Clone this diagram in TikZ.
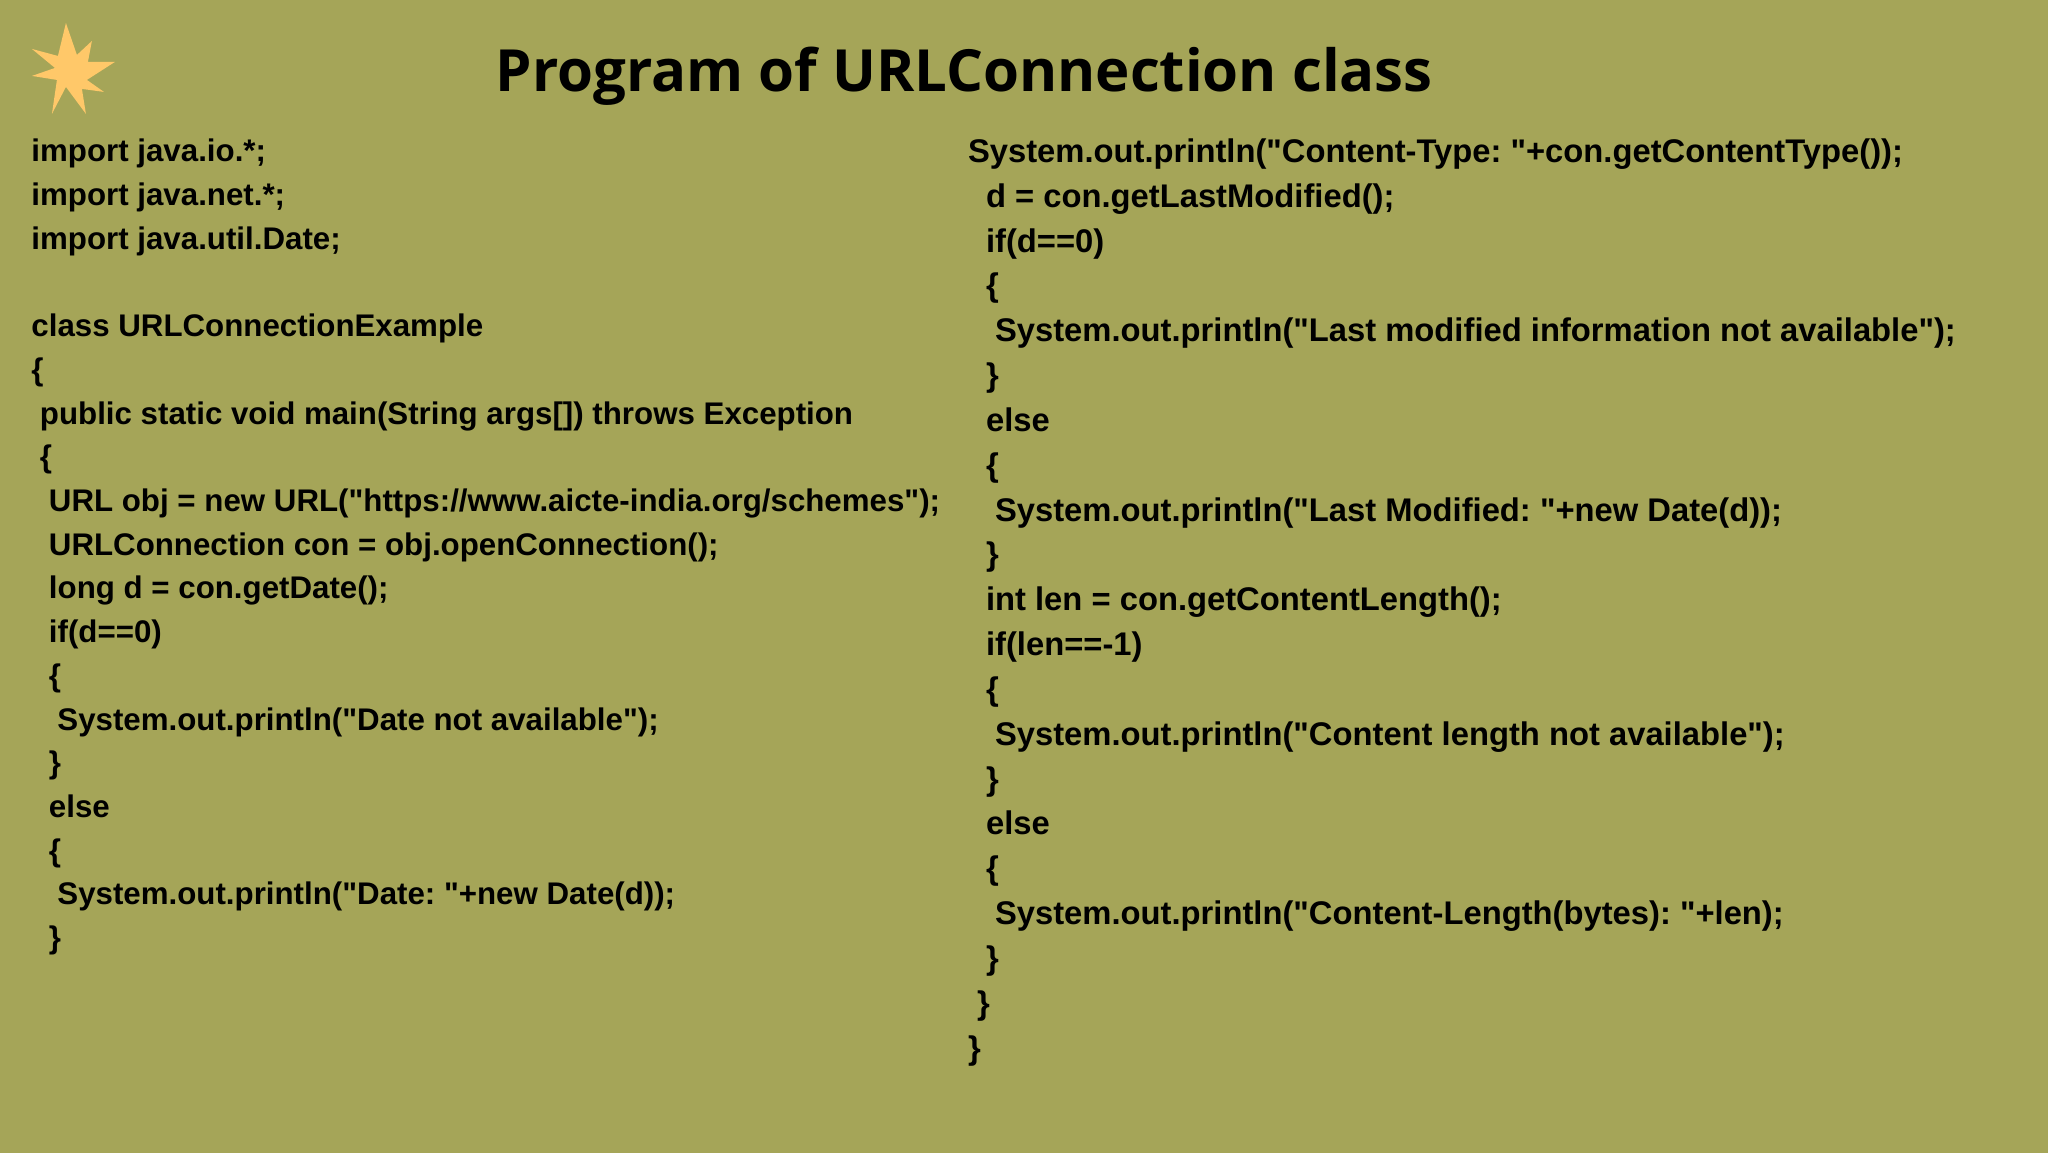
^^^^
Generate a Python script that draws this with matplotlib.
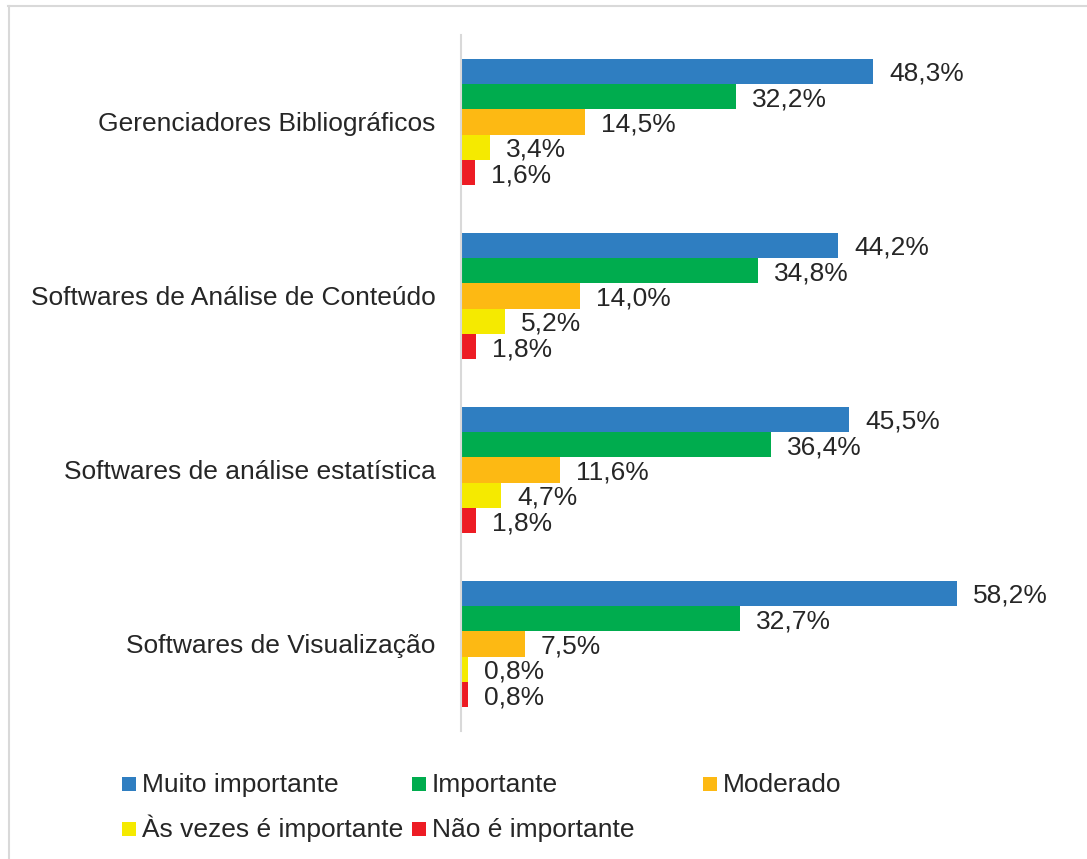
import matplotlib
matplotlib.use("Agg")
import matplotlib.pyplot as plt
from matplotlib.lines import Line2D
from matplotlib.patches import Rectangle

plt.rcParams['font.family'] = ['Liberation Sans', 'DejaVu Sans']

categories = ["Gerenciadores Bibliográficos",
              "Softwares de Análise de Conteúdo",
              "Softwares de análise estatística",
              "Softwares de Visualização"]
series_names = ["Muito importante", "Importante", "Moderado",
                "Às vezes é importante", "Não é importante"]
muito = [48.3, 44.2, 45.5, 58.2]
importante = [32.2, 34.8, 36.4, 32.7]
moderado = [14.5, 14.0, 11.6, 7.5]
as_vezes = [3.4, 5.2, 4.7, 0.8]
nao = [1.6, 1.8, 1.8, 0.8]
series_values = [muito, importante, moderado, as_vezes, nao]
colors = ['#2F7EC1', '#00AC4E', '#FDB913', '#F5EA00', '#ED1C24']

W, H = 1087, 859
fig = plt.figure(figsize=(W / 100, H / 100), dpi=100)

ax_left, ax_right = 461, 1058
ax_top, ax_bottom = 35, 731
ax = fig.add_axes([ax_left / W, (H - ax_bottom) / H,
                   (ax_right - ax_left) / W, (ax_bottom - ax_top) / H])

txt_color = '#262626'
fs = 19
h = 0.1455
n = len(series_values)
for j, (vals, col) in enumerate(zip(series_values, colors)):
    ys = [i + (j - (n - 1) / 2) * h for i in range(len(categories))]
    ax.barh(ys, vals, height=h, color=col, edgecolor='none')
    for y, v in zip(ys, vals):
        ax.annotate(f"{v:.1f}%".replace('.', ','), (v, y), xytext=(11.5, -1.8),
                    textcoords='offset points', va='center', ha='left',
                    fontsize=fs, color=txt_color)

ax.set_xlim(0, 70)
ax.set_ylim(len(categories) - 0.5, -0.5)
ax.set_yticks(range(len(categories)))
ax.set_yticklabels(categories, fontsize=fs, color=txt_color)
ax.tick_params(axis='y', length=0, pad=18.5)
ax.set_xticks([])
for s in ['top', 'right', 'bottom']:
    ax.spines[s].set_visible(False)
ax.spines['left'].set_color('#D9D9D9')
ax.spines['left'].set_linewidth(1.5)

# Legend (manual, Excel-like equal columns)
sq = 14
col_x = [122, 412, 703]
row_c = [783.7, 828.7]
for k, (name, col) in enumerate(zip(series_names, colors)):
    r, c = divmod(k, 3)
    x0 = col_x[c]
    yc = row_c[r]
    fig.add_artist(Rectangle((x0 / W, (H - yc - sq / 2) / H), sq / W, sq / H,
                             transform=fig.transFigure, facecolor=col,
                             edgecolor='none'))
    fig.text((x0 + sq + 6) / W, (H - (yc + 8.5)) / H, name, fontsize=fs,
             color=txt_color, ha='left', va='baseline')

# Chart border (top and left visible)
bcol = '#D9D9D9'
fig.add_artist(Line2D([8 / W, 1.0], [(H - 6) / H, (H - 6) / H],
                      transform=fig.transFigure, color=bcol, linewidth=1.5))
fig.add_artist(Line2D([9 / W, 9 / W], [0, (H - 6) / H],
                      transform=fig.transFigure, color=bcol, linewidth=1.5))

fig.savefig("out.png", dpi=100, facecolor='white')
^^^^
• **GOAL OF THE EXERCISE**
Without the pictures, give again exactly the lines above starting at the line containing "Generate a Python" and ending at the line containing "plt.rcParams['font.family'] = ['Liberation".

• **THE RESPONSE**
Generate a Python script that draws this with matplotlib.
import matplotlib
matplotlib.use("Agg")
import matplotlib.pyplot as plt
from matplotlib.lines import Line2D
from matplotlib.patches import Rectangle

plt.rcParams['font.family'] = ['Liberation Sans', 'DejaVu Sans']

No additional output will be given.